**** Provided data

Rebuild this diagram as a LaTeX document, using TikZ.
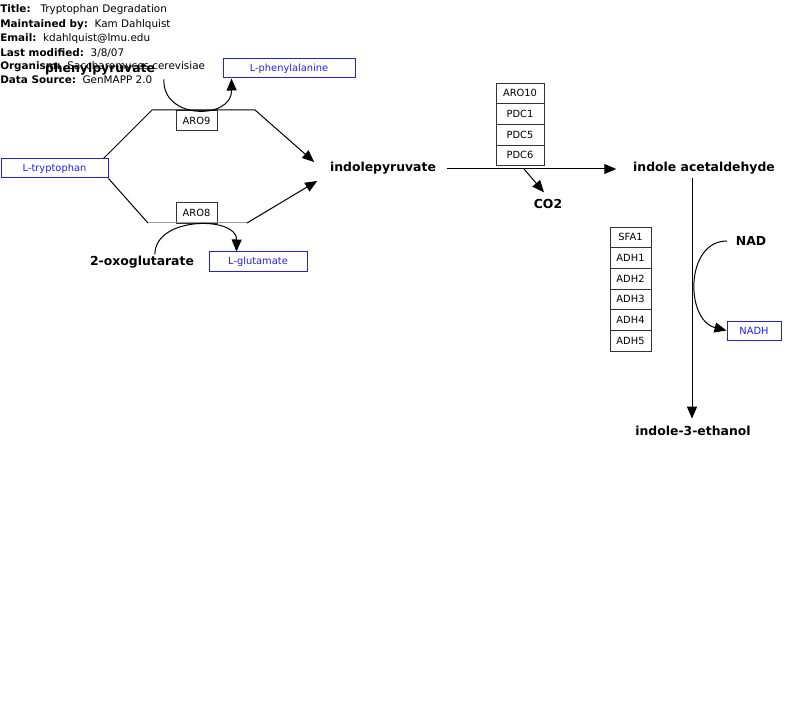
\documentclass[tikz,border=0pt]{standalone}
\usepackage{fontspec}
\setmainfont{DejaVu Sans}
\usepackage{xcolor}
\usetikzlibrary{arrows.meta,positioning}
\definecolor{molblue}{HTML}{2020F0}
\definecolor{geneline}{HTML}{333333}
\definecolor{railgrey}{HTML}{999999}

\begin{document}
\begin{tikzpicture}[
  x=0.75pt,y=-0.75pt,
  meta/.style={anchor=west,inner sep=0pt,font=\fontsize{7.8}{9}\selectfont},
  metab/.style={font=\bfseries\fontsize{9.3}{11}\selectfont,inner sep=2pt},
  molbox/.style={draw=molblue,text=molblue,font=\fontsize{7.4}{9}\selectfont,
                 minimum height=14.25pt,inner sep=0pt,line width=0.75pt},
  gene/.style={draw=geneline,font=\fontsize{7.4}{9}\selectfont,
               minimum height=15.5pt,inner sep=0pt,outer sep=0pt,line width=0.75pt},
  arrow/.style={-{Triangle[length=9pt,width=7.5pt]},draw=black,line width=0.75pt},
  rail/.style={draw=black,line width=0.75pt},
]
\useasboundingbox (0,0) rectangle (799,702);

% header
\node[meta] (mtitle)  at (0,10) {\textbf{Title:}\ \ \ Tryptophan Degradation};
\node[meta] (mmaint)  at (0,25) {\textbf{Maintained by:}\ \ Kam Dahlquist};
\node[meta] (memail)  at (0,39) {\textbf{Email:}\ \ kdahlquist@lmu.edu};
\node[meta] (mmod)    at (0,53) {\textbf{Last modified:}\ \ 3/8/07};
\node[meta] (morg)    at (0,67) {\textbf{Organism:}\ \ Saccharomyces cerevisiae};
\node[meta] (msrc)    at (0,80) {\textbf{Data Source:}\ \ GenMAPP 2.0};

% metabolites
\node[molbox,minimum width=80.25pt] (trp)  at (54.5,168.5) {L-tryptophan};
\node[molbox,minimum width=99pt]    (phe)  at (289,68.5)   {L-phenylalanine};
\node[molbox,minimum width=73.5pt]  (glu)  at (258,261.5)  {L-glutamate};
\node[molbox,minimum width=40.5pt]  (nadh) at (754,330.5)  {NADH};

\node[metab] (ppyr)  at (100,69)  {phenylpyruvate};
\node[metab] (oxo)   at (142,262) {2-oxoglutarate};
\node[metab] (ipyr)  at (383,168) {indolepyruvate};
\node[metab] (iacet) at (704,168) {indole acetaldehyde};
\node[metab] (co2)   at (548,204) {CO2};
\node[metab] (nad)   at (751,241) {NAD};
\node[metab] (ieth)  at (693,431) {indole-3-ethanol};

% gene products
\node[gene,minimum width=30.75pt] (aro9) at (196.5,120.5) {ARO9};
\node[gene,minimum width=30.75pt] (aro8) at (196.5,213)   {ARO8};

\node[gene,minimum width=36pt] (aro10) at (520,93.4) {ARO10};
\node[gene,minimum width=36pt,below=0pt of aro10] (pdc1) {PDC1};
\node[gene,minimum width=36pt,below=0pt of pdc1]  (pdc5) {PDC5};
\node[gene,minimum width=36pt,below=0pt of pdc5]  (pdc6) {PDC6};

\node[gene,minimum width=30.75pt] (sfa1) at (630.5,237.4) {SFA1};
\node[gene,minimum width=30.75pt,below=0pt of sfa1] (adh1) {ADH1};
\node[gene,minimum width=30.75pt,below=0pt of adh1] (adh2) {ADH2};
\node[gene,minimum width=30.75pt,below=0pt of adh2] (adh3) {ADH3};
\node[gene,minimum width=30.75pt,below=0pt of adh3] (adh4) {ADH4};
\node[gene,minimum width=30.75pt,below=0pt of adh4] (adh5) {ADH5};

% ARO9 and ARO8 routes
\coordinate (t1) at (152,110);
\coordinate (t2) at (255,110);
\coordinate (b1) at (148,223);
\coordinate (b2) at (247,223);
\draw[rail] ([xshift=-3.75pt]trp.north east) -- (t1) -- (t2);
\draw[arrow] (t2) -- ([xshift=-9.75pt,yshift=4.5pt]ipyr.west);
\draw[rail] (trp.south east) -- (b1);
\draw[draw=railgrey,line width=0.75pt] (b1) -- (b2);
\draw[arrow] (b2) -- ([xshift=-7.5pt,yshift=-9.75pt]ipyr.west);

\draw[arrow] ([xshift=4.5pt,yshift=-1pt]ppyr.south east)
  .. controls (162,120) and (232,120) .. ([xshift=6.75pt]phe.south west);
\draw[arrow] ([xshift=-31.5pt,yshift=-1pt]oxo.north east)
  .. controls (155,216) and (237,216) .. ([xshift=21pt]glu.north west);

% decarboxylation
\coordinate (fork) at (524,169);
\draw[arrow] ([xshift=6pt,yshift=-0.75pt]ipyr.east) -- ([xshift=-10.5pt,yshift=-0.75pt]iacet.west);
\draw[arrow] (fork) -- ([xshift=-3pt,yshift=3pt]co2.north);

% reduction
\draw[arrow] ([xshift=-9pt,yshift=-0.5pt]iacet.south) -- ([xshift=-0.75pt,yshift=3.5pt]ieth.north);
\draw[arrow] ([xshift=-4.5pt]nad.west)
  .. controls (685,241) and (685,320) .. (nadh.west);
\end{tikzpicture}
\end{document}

********

### Required work
Omit the pictures and reproduce the listing exactly.

### Task answer
Rebuild this diagram as a LaTeX document, using TikZ.
\documentclass[tikz,border=0pt]{standalone}
\usepackage{fontspec}
\setmainfont{DejaVu Sans}
\usepackage{xcolor}
\usetikzlibrary{arrows.meta,positioning}
\definecolor{molblue}{HTML}{2020F0}
\definecolor{geneline}{HTML}{333333}
\definecolor{railgrey}{HTML}{999999}

\begin{document}
\begin{tikzpicture}[
  x=0.75pt,y=-0.75pt,
  meta/.style={anchor=west,inner sep=0pt,font=\fontsize{7.8}{9}\selectfont},
  metab/.style={font=\bfseries\fontsize{9.3}{11}\selectfont,inner sep=2pt},
  molbox/.style={draw=molblue,text=molblue,font=\fontsize{7.4}{9}\selectfont,
                 minimum height=14.25pt,inner sep=0pt,line width=0.75pt},
  gene/.style={draw=geneline,font=\fontsize{7.4}{9}\selectfont,
               minimum height=15.5pt,inner sep=0pt,outer sep=0pt,line width=0.75pt},
  arrow/.style={-{Triangle[length=9pt,width=7.5pt]},draw=black,line width=0.75pt},
  rail/.style={draw=black,line width=0.75pt},
]
\useasboundingbox (0,0) rectangle (799,702);

% header
\node[meta] (mtitle)  at (0,10) {\textbf{Title:}\ \ \ Tryptophan Degradation};
\node[meta] (mmaint)  at (0,25) {\textbf{Maintained by:}\ \ Kam Dahlquist};
\node[meta] (memail)  at (0,39) {\textbf{Email:}\ \ kdahlquist@lmu.edu};
\node[meta] (mmod)    at (0,53) {\textbf{Last modified:}\ \ 3/8/07};
\node[meta] (morg)    at (0,67) {\textbf{Organism:}\ \ Saccharomyces cerevisiae};
\node[meta] (msrc)    at (0,80) {\textbf{Data Source:}\ \ GenMAPP 2.0};

% metabolites
\node[molbox,minimum width=80.25pt] (trp)  at (54.5,168.5) {L-tryptophan};
\node[molbox,minimum width=99pt]    (phe)  at (289,68.5)   {L-phenylalanine};
\node[molbox,minimum width=73.5pt]  (glu)  at (258,261.5)  {L-glutamate};
\node[molbox,minimum width=40.5pt]  (nadh) at (754,330.5)  {NADH};

\node[metab] (ppyr)  at (100,69)  {phenylpyruvate};
\node[metab] (oxo)   at (142,262) {2-oxoglutarate};
\node[metab] (ipyr)  at (383,168) {indolepyruvate};
\node[metab] (iacet) at (704,168) {indole acetaldehyde};
\node[metab] (co2)   at (548,204) {CO2};
\node[metab] (nad)   at (751,241) {NAD};
\node[metab] (ieth)  at (693,431) {indole-3-ethanol};

% gene products
\node[gene,minimum width=30.75pt] (aro9) at (196.5,120.5) {ARO9};
\node[gene,minimum width=30.75pt] (aro8) at (196.5,213)   {ARO8};

\node[gene,minimum width=36pt] (aro10) at (520,93.4) {ARO10};
\node[gene,minimum width=36pt,below=0pt of aro10] (pdc1) {PDC1};
\node[gene,minimum width=36pt,below=0pt of pdc1]  (pdc5) {PDC5};
\node[gene,minimum width=36pt,below=0pt of pdc5]  (pdc6) {PDC6};

\node[gene,minimum width=30.75pt] (sfa1) at (630.5,237.4) {SFA1};
\node[gene,minimum width=30.75pt,below=0pt of sfa1] (adh1) {ADH1};
\node[gene,minimum width=30.75pt,below=0pt of adh1] (adh2) {ADH2};
\node[gene,minimum width=30.75pt,below=0pt of adh2] (adh3) {ADH3};
\node[gene,minimum width=30.75pt,below=0pt of adh3] (adh4) {ADH4};
\node[gene,minimum width=30.75pt,below=0pt of adh4] (adh5) {ADH5};

% ARO9 and ARO8 routes
\coordinate (t1) at (152,110);
\coordinate (t2) at (255,110);
\coordinate (b1) at (148,223);
\coordinate (b2) at (247,223);
\draw[rail] ([xshift=-3.75pt]trp.north east) -- (t1) -- (t2);
\draw[arrow] (t2) -- ([xshift=-9.75pt,yshift=4.5pt]ipyr.west);
\draw[rail] (trp.south east) -- (b1);
\draw[draw=railgrey,line width=0.75pt] (b1) -- (b2);
\draw[arrow] (b2) -- ([xshift=-7.5pt,yshift=-9.75pt]ipyr.west);

\draw[arrow] ([xshift=4.5pt,yshift=-1pt]ppyr.south east)
  .. controls (162,120) and (232,120) .. ([xshift=6.75pt]phe.south west);
\draw[arrow] ([xshift=-31.5pt,yshift=-1pt]oxo.north east)
  .. controls (155,216) and (237,216) .. ([xshift=21pt]glu.north west);

% decarboxylation
\coordinate (fork) at (524,169);
\draw[arrow] ([xshift=6pt,yshift=-0.75pt]ipyr.east) -- ([xshift=-10.5pt,yshift=-0.75pt]iacet.west);
\draw[arrow] (fork) -- ([xshift=-3pt,yshift=3pt]co2.north);

% reduction
\draw[arrow] ([xshift=-9pt,yshift=-0.5pt]iacet.south) -- ([xshift=-0.75pt,yshift=3.5pt]ieth.north);
\draw[arrow] ([xshift=-4.5pt]nad.west)
  .. controls (685,241) and (685,320) .. (nadh.west);
\end{tikzpicture}
\end{document}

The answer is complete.